-- Start --

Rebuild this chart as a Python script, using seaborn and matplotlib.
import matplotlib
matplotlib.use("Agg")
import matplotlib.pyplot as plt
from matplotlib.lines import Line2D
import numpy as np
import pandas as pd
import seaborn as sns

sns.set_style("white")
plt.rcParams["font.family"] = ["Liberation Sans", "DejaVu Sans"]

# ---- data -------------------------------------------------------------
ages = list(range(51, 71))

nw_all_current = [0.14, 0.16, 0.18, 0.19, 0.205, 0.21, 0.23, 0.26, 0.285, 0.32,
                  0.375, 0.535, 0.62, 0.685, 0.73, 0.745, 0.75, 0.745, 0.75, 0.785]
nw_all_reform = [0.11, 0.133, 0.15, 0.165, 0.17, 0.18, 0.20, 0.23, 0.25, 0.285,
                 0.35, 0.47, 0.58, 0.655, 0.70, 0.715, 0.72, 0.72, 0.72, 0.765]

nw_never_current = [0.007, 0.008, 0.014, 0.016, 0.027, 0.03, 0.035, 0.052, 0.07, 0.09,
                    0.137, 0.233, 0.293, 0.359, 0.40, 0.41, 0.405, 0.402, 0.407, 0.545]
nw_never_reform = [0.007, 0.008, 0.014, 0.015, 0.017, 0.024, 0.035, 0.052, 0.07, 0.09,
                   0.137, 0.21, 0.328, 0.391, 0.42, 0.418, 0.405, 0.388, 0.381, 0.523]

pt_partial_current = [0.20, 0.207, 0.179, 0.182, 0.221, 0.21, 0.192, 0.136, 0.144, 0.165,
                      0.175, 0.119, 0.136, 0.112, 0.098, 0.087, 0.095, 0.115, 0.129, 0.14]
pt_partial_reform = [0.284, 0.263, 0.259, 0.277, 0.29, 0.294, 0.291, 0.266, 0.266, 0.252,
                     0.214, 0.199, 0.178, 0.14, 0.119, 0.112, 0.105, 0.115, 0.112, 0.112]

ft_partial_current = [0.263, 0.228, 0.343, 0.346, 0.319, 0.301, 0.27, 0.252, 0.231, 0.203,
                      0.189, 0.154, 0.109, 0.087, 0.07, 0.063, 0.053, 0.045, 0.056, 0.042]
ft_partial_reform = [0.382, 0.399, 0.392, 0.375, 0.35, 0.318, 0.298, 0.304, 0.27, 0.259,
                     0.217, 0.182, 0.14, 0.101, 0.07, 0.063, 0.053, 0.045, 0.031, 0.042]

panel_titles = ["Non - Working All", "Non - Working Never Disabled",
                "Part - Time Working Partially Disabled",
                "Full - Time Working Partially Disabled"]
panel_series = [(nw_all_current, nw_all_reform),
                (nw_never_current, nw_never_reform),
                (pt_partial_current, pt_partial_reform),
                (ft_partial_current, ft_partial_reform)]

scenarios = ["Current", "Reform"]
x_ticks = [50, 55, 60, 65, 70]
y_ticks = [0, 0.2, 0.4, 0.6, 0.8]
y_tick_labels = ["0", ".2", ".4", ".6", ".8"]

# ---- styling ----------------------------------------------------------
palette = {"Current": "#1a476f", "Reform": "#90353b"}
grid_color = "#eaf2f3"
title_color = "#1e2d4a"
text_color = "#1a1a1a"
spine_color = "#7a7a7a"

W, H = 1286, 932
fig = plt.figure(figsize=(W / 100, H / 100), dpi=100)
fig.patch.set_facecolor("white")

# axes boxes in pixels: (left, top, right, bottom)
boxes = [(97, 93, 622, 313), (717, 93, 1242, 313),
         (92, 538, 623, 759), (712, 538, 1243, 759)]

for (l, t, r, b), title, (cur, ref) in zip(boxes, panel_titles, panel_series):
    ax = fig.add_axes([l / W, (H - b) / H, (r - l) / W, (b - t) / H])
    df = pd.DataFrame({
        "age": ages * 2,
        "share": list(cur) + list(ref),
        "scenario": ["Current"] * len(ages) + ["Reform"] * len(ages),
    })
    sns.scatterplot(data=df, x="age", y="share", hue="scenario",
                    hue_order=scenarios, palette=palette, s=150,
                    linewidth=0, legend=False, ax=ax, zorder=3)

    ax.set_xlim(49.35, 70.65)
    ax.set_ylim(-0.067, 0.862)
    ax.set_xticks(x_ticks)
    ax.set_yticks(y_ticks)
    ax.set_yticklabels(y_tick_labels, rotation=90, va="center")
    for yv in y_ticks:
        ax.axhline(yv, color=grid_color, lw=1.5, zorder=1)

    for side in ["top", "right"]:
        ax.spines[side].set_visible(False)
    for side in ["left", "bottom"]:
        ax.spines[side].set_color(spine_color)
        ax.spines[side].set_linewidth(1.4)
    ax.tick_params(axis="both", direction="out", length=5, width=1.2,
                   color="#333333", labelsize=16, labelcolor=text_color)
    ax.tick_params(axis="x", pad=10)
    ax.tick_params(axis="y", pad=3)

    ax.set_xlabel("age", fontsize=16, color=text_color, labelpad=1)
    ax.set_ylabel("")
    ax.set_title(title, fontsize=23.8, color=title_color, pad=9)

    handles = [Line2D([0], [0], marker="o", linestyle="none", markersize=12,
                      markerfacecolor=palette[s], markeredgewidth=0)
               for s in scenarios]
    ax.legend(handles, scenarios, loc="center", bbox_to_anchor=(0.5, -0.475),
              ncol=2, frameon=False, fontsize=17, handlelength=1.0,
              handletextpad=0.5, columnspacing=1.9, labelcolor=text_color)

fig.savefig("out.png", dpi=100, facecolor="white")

-- End --
-- Start --

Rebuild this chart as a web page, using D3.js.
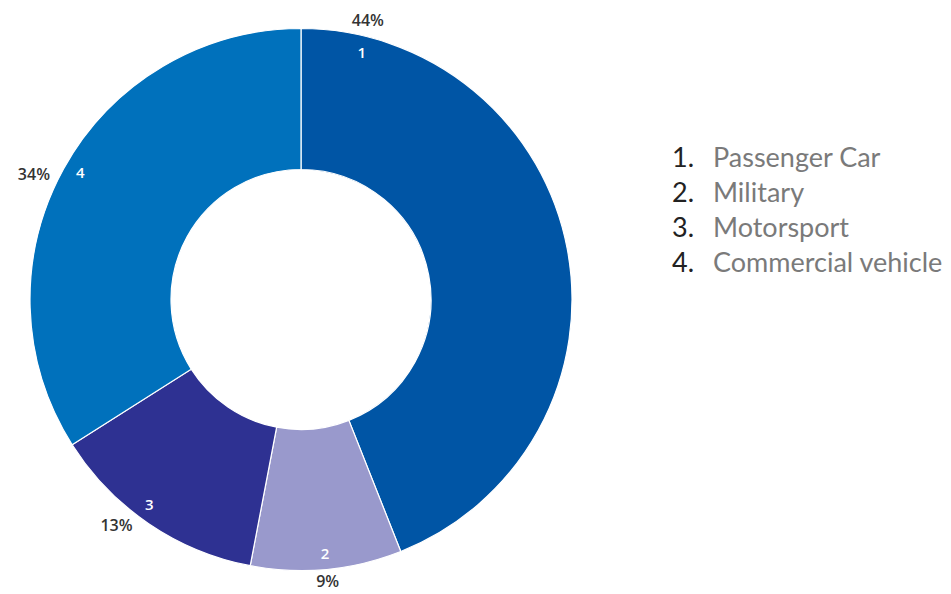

-- End --
-- Start --

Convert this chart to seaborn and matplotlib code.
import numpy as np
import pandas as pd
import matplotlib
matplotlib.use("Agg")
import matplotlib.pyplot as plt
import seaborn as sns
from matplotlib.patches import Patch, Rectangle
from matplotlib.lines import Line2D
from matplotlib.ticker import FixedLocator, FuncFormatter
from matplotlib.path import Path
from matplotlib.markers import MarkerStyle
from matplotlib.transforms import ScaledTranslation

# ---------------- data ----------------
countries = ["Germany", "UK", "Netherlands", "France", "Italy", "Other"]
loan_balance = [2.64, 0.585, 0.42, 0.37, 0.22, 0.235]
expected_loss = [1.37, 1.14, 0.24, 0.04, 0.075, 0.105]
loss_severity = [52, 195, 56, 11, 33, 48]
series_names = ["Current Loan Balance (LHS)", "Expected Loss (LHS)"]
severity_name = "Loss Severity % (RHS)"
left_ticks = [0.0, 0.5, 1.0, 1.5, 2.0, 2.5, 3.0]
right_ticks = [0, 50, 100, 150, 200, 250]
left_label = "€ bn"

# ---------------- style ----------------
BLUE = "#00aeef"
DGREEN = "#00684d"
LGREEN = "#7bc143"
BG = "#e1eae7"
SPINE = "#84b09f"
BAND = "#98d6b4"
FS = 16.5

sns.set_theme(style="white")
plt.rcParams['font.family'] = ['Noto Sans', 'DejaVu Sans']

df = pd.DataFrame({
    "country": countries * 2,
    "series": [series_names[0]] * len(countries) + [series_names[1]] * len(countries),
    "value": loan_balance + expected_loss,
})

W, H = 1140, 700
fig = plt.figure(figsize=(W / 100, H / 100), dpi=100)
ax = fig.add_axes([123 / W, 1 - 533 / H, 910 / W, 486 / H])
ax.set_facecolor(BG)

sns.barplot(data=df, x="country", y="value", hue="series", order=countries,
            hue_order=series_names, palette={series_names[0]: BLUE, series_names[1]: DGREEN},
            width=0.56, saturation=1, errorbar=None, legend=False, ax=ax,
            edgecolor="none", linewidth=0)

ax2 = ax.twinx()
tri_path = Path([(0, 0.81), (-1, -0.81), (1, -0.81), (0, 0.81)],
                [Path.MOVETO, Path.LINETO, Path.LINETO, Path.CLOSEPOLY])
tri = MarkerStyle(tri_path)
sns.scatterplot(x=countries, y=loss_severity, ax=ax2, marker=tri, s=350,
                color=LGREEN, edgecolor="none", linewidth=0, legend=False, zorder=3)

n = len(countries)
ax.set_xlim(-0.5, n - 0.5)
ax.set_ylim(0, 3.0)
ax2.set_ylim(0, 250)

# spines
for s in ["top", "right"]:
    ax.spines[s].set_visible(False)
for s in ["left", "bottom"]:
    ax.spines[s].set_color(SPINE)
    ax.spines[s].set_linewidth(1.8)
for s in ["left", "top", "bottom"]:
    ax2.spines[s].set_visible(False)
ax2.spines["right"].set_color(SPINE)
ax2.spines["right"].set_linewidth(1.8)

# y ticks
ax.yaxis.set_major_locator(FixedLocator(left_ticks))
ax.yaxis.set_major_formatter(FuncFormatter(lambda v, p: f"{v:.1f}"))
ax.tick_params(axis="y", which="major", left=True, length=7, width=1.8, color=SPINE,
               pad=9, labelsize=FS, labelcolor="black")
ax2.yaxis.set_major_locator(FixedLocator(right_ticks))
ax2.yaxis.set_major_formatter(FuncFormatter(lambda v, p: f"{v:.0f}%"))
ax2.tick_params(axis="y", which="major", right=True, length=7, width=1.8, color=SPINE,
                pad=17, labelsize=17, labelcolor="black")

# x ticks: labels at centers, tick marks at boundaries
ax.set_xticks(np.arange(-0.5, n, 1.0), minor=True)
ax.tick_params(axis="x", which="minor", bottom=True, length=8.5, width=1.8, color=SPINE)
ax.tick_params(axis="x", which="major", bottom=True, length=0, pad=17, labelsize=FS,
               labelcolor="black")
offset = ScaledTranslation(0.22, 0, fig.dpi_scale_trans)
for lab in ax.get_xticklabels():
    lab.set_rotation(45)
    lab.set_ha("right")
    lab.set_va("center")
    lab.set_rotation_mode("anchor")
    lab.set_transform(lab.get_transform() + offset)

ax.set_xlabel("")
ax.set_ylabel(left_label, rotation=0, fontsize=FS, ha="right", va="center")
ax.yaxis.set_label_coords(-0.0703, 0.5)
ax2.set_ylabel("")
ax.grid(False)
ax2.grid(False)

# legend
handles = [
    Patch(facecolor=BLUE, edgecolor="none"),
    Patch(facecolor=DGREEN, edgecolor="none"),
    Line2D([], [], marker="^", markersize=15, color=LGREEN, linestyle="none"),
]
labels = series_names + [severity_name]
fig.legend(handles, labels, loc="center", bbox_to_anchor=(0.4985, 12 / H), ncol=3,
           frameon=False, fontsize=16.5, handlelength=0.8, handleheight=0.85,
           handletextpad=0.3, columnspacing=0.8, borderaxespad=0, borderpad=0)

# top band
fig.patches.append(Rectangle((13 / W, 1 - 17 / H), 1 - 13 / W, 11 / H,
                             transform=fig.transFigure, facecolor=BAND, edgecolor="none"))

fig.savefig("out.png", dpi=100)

-- End --

Stated task: Exactly the lines above from the one with "Convert this chart" to the one with "from matplotlib.transforms import", both included, are to be quoted; leave the rest out.

The reply:
Convert this chart to seaborn and matplotlib code.
import numpy as np
import pandas as pd
import matplotlib
matplotlib.use("Agg")
import matplotlib.pyplot as plt
import seaborn as sns
from matplotlib.patches import Patch, Rectangle
from matplotlib.lines import Line2D
from matplotlib.ticker import FixedLocator, FuncFormatter
from matplotlib.path import Path
from matplotlib.markers import MarkerStyle
from matplotlib.transforms import ScaledTranslation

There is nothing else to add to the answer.